Rake Pilot Review: “Dean’s Life is Falling apart. Kinnear Makes it a Joy to Watch”
BY Jennifer Griffin
Published 9 years ago
Meet Keegan Dean, a man furiously treading the waters of life as he attempts to keep his head above the rising tide. A once brilliant lawyer, Dean now operates out of a borrowed office, a borrowed car and yesterday’s clothes. His last case saw him defending himself. He might be able to get his act together if he didn’t have all those gambling debts to worry about, not mention a crazed ex who may just be trying to kill him, a debt-collector who likes to beat him up every so often, and the fact that he’s recently fallen in love with a prostitute who wants nothing to do with him.
Rake is a new legal drama coming to FOX this mid-season. Starring the affable and capable Greg Kinnear (Little Miss Sunshine, The Kennedys) in his TV series debut as the rakish Keegan Dean, the show comes from Peter Duncan (who created the Australian version), and executive producers Peter Tolan (Rescue Me, Analyze This) and Michael Wimer (2012).
ScreenSpy recently had the opportunity to screen the pilot episode, and although we’re told it’s not available for a full review just yet (there may be some tweaking before it hits the air in late Fall) we can share some first impressions with you.

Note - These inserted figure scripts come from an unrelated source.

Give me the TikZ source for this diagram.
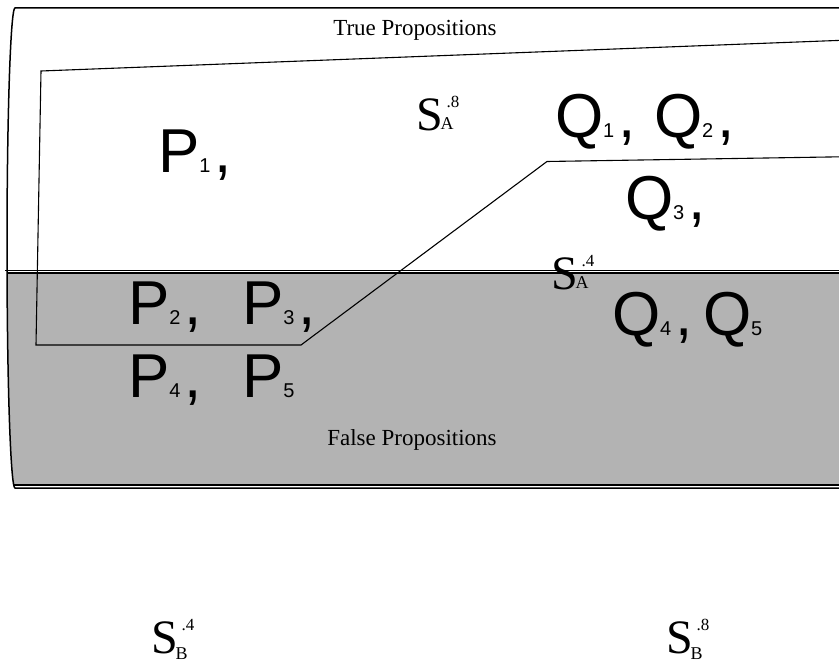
\documentclass[tikz,border=0pt]{standalone}
\usepackage{fontspec}
\setmainfont{Liberation Serif}
\newfontfamily\arialf{Liberation Sans}
\definecolor{fillgray}{RGB}{179,179,179}
\newcommand{\trm}[3]{{\arialf\fontsize{62}{62}\selectfont #1\fontsize{20}{20}\selectfont #2\kern4pt\fontsize{62}{62}\selectfont #3}}
\newcommand{\slab}[3]{{\fontsize{48}{48}\selectfont S}\kern-2pt\rlap{\raisebox{#3}{\fontsize{18}{18}\selectfont #1}}\kern6pt\raisebox{23pt}{\fontsize{17}{17}\selectfont #2}}
\tikzset{
  term/.style={anchor=base west, inner sep=0pt, outer sep=0pt},
  caption/.style={anchor=base, inner sep=0pt, font=\fontsize{23}{23}\selectfont},
  outline/.style={line width=1.5pt, black},
  region/.style={line width=1.1pt, black, line join=miter},
}
\begin{document}
\begin{tikzpicture}[x=1pt,y=-1pt]
\useasboundingbox (0,0) rectangle (839,663);
\clip (0,0) rectangle (839,663);
% gray false region
\begin{scope}
\clip (0,273) rectangle (860,485);
\fill[fillgray] (860,8) -- (15,8) .. controls (10.58,8) and (7,115.45) .. (7,248)
   .. controls (7,380.55) and (10.58,488) .. (15,488) -- (860,488) -- cycle;
\end{scope}
% outer shape
\draw[outline] (860,8) -- (15,8) .. controls (10.58,8) and (7,115.45) .. (7,248)
   .. controls (7,380.55) and (10.58,488) .. (15,488) -- (860,488);
\draw[line width=1.6pt] (13,485) -- (860,485);
\draw[line width=0.8pt] (5,270.5) -- (860,270.5);
\draw[line width=1.4pt] (7,273.2) -- (860,273.2);
% inner region
\coordinate (r1) at (860,39.6);
\coordinate (r2) at (41,71);
\coordinate (r3) at (36,345);
\coordinate (r4) at (301,345);
\coordinate (r5) at (547,161.5);
\coordinate (r6) at (860,156.5);
\draw[region] (r1) -- (r2) -- (r3) -- (r4) -- (r5) -- (r6);
% captions
\node[caption] (tp) at (415,36) {True Propositions};
\node[caption] (fp) at (412,445) {False Propositions};
% terms
\node[term] (p1) at (158,173) {\trm{P}{1}{,}};
\node[term] (q1) at (555,138) {\trm{Q}{1}{,}};
\node[term] (q2) at (654,138) {\trm{Q}{2}{,}};
\node[term] (q3) at (625,220) {\trm{Q}{3}{,}};
\node[term] (p2) at (128,325) {\trm{P}{2}{,}};
\node[term] (p3) at (242,325) {\trm{P}{3}{,}};
\node[term] (q4) at (612,336) {\trm{Q}{4}{,}};
\node[term] (q5) at (703,336) {\trm{Q}{5}{}};
\node[term] (p4) at (128,398) {\trm{P}{4}{,}};
\node[term] (p5) at (242,398) {\trm{P}{5}{}};
% S labels
\node[term] (sa8) at (416,131) {\slab{A}{.8}{1pt}};
\node[term] (sa4) at (551,290) {\slab{A}{.4}{1pt}};
\node[term] (sb4) at (151,653) {\slab{B}{.4}{-6pt}};
\node[term] (sb8) at (666,653) {\slab{B}{.8}{-6pt}};
\end{tikzpicture}
\end{document}
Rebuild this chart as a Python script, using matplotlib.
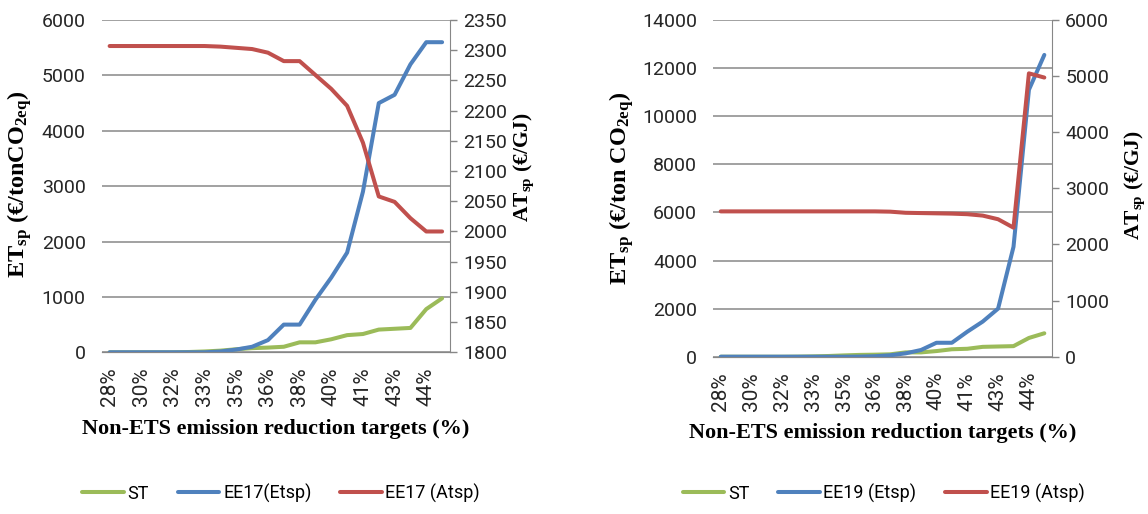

Greg Kinnear deserves props for making a character so swiss-cheesed with flaws genuinely engaging to watch. We’re not sure why he hesitated for so long before finally committing to a TV project (mini series aside), but we get the feeling it took a character like Keegan Dean to make it worthwhile. Whether we’re looking at Dean’s flashes of brilliance in the courtroom, or the flashes of arrogance that pepper his personal life, there’s a real sense of charm, warmth and humor present that a lesser actor might struggle to get across. Like Hugh Laurie’s Gregory House before him, Kinnear’s Keegan Dean is one of TV’s originals.
Rake is in essence a legal drama, and it looks likely we’ll see Dean taking on weekly cases that no one else will touch. (The pilot sees him defending a self-confessed cannibal!) Despite serving up a decent measure of wackiness, the show steers clear of the out-there themes of a Boston Legal or an Ally McBeal style legal drama by cutting any potential for saccharine with Dean’s less attractive qualities – including gambling, drinking and prostitution.
The pilot also sets several plot plates spinning, suggesting there may be more on offer in future episodes than just the courtroom as the the consequences of Dean’s misadventures come home to roost.
Our bottom line: Rake is a refreshing take on the legal drama and shows some solid potential. It deserves to do well on this basis alone. Add to this an eminently capable lead like Greg Kinnear and you’ve got some must see TV lined up for Fall. Keegan Dean’s life may be falling apart but Kinnear makes it a joy to watch.